** start of Excerpted data **
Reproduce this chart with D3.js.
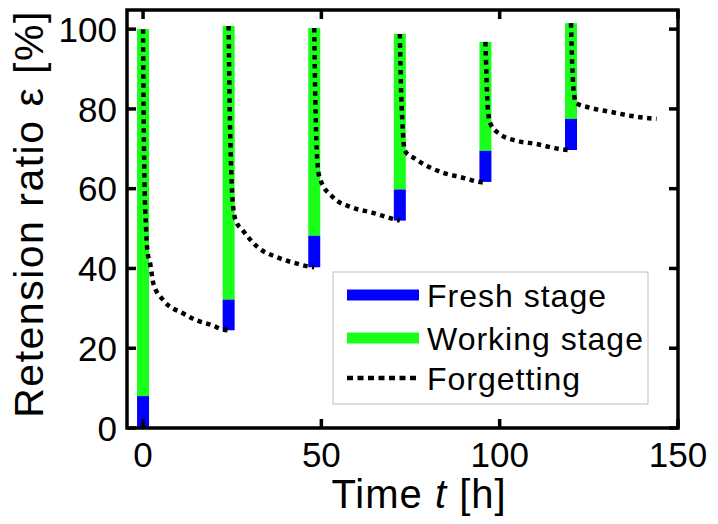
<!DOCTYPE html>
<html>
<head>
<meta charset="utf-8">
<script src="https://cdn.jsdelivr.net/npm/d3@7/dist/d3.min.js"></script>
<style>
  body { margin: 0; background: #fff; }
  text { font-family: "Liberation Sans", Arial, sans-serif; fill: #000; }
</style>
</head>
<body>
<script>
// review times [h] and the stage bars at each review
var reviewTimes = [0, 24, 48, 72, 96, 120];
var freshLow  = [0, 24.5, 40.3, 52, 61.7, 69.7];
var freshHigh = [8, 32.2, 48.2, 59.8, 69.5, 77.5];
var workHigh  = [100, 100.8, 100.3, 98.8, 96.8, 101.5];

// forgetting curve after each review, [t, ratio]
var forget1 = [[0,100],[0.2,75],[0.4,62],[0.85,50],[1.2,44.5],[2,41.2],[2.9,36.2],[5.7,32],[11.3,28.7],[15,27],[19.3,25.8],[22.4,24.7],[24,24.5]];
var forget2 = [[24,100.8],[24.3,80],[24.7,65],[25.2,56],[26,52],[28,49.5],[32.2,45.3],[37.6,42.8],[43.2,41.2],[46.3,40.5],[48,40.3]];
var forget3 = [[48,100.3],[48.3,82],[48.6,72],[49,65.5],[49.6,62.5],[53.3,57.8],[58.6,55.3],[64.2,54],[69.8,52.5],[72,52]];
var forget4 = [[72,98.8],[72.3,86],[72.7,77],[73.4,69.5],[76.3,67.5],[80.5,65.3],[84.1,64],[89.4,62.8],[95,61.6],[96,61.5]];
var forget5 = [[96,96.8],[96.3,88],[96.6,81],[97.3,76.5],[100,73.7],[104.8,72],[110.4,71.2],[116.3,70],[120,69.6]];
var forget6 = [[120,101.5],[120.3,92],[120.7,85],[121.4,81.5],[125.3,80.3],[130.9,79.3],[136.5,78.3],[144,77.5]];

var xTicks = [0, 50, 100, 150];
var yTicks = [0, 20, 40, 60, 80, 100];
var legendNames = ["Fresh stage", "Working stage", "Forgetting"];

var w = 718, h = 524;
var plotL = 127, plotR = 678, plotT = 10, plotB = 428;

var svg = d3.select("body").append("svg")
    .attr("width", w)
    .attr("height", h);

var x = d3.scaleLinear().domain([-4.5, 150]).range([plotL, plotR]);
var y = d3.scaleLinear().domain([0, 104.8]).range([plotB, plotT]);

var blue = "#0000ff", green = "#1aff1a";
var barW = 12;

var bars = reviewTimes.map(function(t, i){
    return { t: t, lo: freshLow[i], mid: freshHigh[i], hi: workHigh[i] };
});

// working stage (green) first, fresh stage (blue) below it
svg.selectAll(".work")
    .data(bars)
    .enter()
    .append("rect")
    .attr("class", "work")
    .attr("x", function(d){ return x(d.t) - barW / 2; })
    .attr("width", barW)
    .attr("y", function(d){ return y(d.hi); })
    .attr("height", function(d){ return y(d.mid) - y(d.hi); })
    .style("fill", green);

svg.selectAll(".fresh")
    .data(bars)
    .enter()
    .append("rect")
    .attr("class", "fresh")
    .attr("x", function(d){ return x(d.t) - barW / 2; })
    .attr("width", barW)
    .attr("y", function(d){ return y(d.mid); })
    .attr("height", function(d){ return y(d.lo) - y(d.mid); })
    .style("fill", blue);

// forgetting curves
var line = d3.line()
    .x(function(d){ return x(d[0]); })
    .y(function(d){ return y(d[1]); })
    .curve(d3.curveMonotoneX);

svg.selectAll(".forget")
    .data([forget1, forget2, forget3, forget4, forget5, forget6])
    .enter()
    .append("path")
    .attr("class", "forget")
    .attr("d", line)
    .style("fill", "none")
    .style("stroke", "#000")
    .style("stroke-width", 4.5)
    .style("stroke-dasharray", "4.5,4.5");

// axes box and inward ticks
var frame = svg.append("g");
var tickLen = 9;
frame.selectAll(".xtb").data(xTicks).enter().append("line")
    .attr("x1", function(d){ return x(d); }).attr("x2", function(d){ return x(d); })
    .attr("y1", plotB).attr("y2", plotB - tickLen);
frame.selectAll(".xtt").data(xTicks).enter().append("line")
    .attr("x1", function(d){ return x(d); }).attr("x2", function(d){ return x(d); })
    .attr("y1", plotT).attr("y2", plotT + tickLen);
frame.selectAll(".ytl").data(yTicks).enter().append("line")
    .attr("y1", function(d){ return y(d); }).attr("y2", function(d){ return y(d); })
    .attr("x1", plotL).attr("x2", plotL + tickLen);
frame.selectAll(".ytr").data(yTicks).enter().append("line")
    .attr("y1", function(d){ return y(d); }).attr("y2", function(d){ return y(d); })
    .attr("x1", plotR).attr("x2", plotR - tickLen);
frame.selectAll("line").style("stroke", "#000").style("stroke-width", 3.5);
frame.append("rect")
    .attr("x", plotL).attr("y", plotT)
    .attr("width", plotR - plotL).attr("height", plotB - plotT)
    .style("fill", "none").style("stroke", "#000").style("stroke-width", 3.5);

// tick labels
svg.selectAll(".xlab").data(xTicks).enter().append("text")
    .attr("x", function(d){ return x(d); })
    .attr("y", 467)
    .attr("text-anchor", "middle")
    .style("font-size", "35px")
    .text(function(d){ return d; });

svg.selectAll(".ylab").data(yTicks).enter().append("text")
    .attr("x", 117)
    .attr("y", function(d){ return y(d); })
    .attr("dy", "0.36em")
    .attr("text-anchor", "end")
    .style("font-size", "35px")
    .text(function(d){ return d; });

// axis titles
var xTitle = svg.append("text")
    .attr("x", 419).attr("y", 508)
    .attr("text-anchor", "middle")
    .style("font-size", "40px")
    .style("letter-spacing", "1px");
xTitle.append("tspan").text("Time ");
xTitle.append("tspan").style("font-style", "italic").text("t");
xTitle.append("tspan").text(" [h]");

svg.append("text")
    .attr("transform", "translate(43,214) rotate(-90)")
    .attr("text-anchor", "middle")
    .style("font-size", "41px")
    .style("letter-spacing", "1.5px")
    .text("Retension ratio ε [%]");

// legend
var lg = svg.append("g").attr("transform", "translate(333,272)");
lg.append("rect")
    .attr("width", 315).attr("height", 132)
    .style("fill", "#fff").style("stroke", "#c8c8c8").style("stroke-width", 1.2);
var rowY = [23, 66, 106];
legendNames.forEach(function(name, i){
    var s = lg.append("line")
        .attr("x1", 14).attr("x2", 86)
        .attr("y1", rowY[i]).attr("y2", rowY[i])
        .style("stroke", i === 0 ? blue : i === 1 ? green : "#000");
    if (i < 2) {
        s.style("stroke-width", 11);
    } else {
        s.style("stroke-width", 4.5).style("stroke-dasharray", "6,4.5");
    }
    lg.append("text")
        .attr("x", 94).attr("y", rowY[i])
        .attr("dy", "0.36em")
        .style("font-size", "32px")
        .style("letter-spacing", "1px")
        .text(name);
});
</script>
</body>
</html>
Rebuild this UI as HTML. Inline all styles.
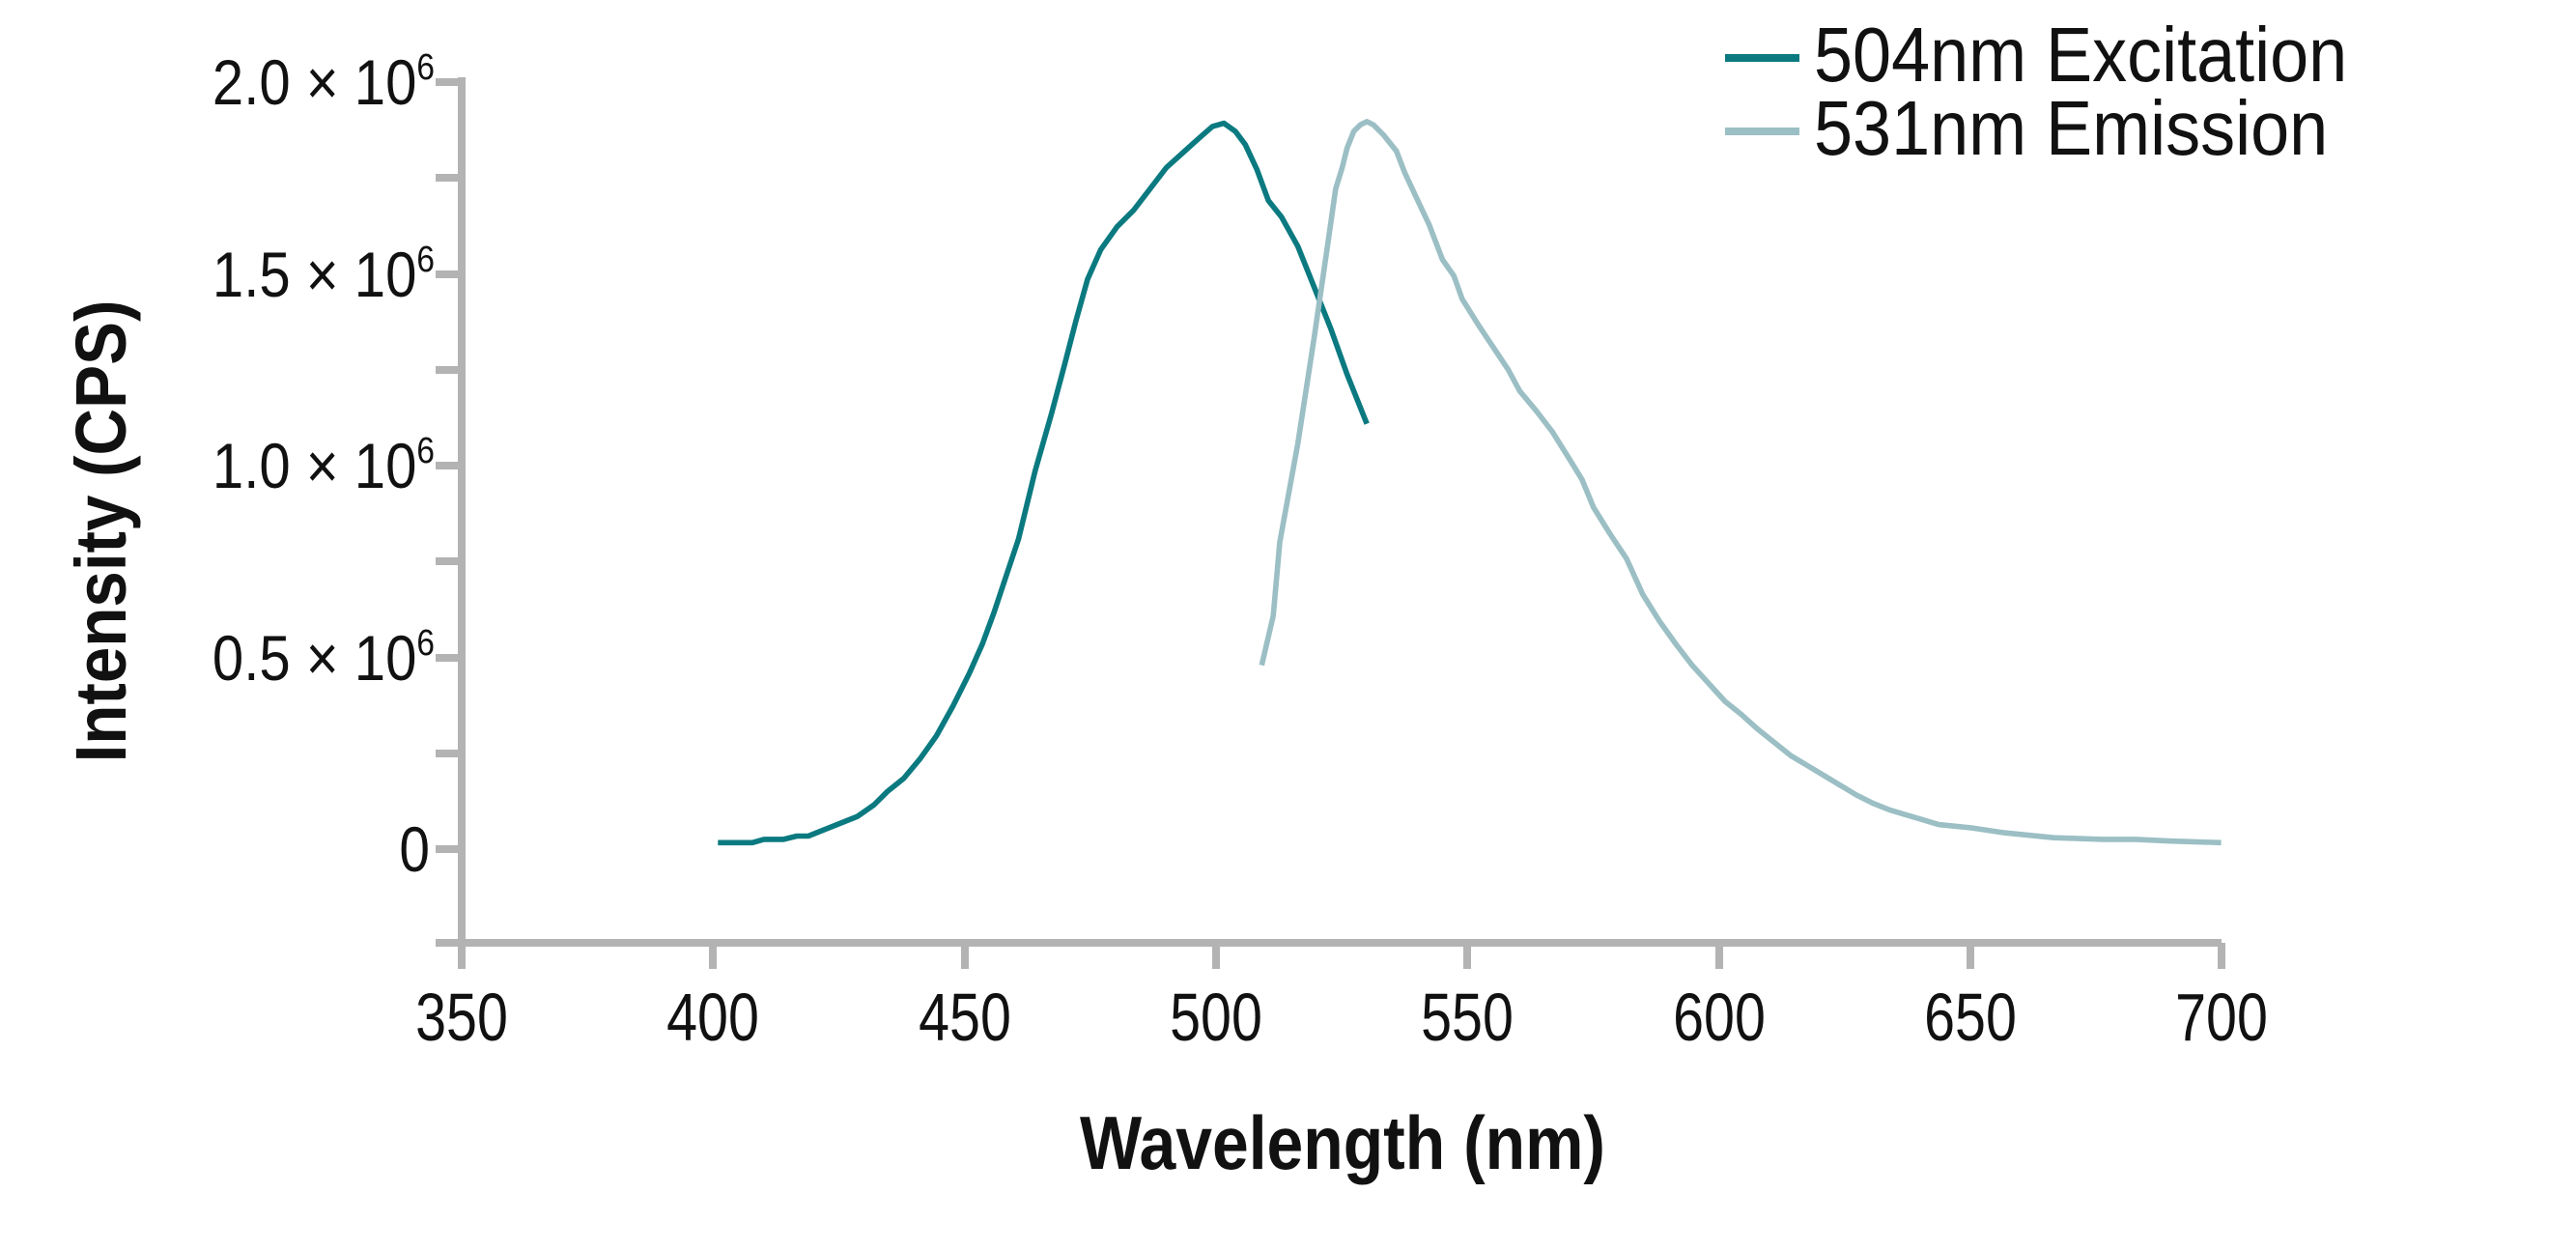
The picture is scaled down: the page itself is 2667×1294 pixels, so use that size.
** end of Excerpted data **
Problem to solve: Transcribe each line above verbatim, with the pictures left out.

Full answer:
Reproduce this chart with D3.js.
<!DOCTYPE html>
<html>
<head>
<meta charset="utf-8">
<script src="https://cdn.jsdelivr.net/npm/d3@7/dist/d3.min.js"></script>
<style>
  body { margin: 0; background: #fff; }
  text { font-family: "Liberation Sans", Arial, sans-serif; fill: #000; }
</style>
</head>
<body>
<script>
// review times [h] and the stage bars at each review
var reviewTimes = [0, 24, 48, 72, 96, 120];
var freshLow  = [0, 24.5, 40.3, 52, 61.7, 69.7];
var freshHigh = [8, 32.2, 48.2, 59.8, 69.5, 77.5];
var workHigh  = [100, 100.8, 100.3, 98.8, 96.8, 101.5];

// forgetting curve after each review, [t, ratio]
var forget1 = [[0,100],[0.2,75],[0.4,62],[0.85,50],[1.2,44.5],[2,41.2],[2.9,36.2],[5.7,32],[11.3,28.7],[15,27],[19.3,25.8],[22.4,24.7],[24,24.5]];
var forget2 = [[24,100.8],[24.3,80],[24.7,65],[25.2,56],[26,52],[28,49.5],[32.2,45.3],[37.6,42.8],[43.2,41.2],[46.3,40.5],[48,40.3]];
var forget3 = [[48,100.3],[48.3,82],[48.6,72],[49,65.5],[49.6,62.5],[53.3,57.8],[58.6,55.3],[64.2,54],[69.8,52.5],[72,52]];
var forget4 = [[72,98.8],[72.3,86],[72.7,77],[73.4,69.5],[76.3,67.5],[80.5,65.3],[84.1,64],[89.4,62.8],[95,61.6],[96,61.5]];
var forget5 = [[96,96.8],[96.3,88],[96.6,81],[97.3,76.5],[100,73.7],[104.8,72],[110.4,71.2],[116.3,70],[120,69.6]];
var forget6 = [[120,101.5],[120.3,92],[120.7,85],[121.4,81.5],[125.3,80.3],[130.9,79.3],[136.5,78.3],[144,77.5]];

var xTicks = [0, 50, 100, 150];
var yTicks = [0, 20, 40, 60, 80, 100];
var legendNames = ["Fresh stage", "Working stage", "Forgetting"];

var w = 718, h = 524;
var plotL = 127, plotR = 678, plotT = 10, plotB = 428;

var svg = d3.select("body").append("svg")
    .attr("width", w)
    .attr("height", h);

var x = d3.scaleLinear().domain([-4.5, 150]).range([plotL, plotR]);
var y = d3.scaleLinear().domain([0, 104.8]).range([plotB, plotT]);

var blue = "#0000ff", green = "#1aff1a";
var barW = 12;

var bars = reviewTimes.map(function(t, i){
    return { t: t, lo: freshLow[i], mid: freshHigh[i], hi: workHigh[i] };
});

// working stage (green) first, fresh stage (blue) below it
svg.selectAll(".work")
    .data(bars)
    .enter()
    .append("rect")
    .attr("class", "work")
    .attr("x", function(d){ return x(d.t) - barW / 2; })
    .attr("width", barW)
    .attr("y", function(d){ return y(d.hi); })
    .attr("height", function(d){ return y(d.mid) - y(d.hi); })
    .style("fill", green);

svg.selectAll(".fresh")
    .data(bars)
    .enter()
    .append("rect")
    .attr("class", "fresh")
    .attr("x", function(d){ return x(d.t) - barW / 2; })
    .attr("width", barW)
    .attr("y", function(d){ return y(d.mid); })
    .attr("height", function(d){ return y(d.lo) - y(d.mid); })
    .style("fill", blue);

// forgetting curves
var line = d3.line()
    .x(function(d){ return x(d[0]); })
    .y(function(d){ return y(d[1]); })
    .curve(d3.curveMonotoneX);

svg.selectAll(".forget")
    .data([forget1, forget2, forget3, forget4, forget5, forget6])
    .enter()
    .append("path")
    .attr("class", "forget")
    .attr("d", line)
    .style("fill", "none")
    .style("stroke", "#000")
    .style("stroke-width", 4.5)
    .style("stroke-dasharray", "4.5,4.5");

// axes box and inward ticks
var frame = svg.append("g");
var tickLen = 9;
frame.selectAll(".xtb").data(xTicks).enter().append("line")
    .attr("x1", function(d){ return x(d); }).attr("x2", function(d){ return x(d); })
    .attr("y1", plotB).attr("y2", plotB - tickLen);
frame.selectAll(".xtt").data(xTicks).enter().append("line")
    .attr("x1", function(d){ return x(d); }).attr("x2", function(d){ return x(d); })
    .attr("y1", plotT).attr("y2", plotT + tickLen);
frame.selectAll(".ytl").data(yTicks).enter().append("line")
    .attr("y1", function(d){ return y(d); }).attr("y2", function(d){ return y(d); })
    .attr("x1", plotL).attr("x2", plotL + tickLen);
frame.selectAll(".ytr").data(yTicks).enter().append("line")
    .attr("y1", function(d){ return y(d); }).attr("y2", function(d){ return y(d); })
    .attr("x1", plotR).attr("x2", plotR - tickLen);
frame.selectAll("line").style("stroke", "#000").style("stroke-width", 3.5);
frame.append("rect")
    .attr("x", plotL).attr("y", plotT)
    .attr("width", plotR - plotL).attr("height", plotB - plotT)
    .style("fill", "none").style("stroke", "#000").style("stroke-width", 3.5);

// tick labels
svg.selectAll(".xlab").data(xTicks).enter().append("text")
    .attr("x", function(d){ return x(d); })
    .attr("y", 467)
    .attr("text-anchor", "middle")
    .style("font-size", "35px")
    .text(function(d){ return d; });

svg.selectAll(".ylab").data(yTicks).enter().append("text")
    .attr("x", 117)
    .attr("y", function(d){ return y(d); })
    .attr("dy", "0.36em")
    .attr("text-anchor", "end")
    .style("font-size", "35px")
    .text(function(d){ return d; });

// axis titles
var xTitle = svg.append("text")
    .attr("x", 419).attr("y", 508)
    .attr("text-anchor", "middle")
    .style("font-size", "40px")
    .style("letter-spacing", "1px");
xTitle.append("tspan").text("Time ");
xTitle.append("tspan").style("font-style", "italic").text("t");
xTitle.append("tspan").text(" [h]");

svg.append("text")
    .attr("transform", "translate(43,214) rotate(-90)")
    .attr("text-anchor", "middle")
    .style("font-size", "41px")
    .style("letter-spacing", "1.5px")
    .text("Retension ratio ε [%]");

// legend
var lg = svg.append("g").attr("transform", "translate(333,272)");
lg.append("rect")
    .attr("width", 315).attr("height", 132)
    .style("fill", "#fff").style("stroke", "#c8c8c8").style("stroke-width", 1.2);
var rowY = [23, 66, 106];
legendNames.forEach(function(name, i){
    var s = lg.append("line")
        .attr("x1", 14).attr("x2", 86)
        .attr("y1", rowY[i]).attr("y2", rowY[i])
        .style("stroke", i === 0 ? blue : i === 1 ? green : "#000");
    if (i < 2) {
        s.style("stroke-width", 11);
    } else {
        s.style("stroke-width", 4.5).style("stroke-dasharray", "6,4.5");
    }
    lg.append("text")
        .attr("x", 94).attr("y", rowY[i])
        .attr("dy", "0.36em")
        .style("font-size", "32px")
        .style("letter-spacing", "1px")
        .text(name);
});
</script>
</body>
</html>
Rebuild this UI as HTML. Inline all styles.
The picture is scaled down: the page itself is 2667×1294 pixels, so use that size.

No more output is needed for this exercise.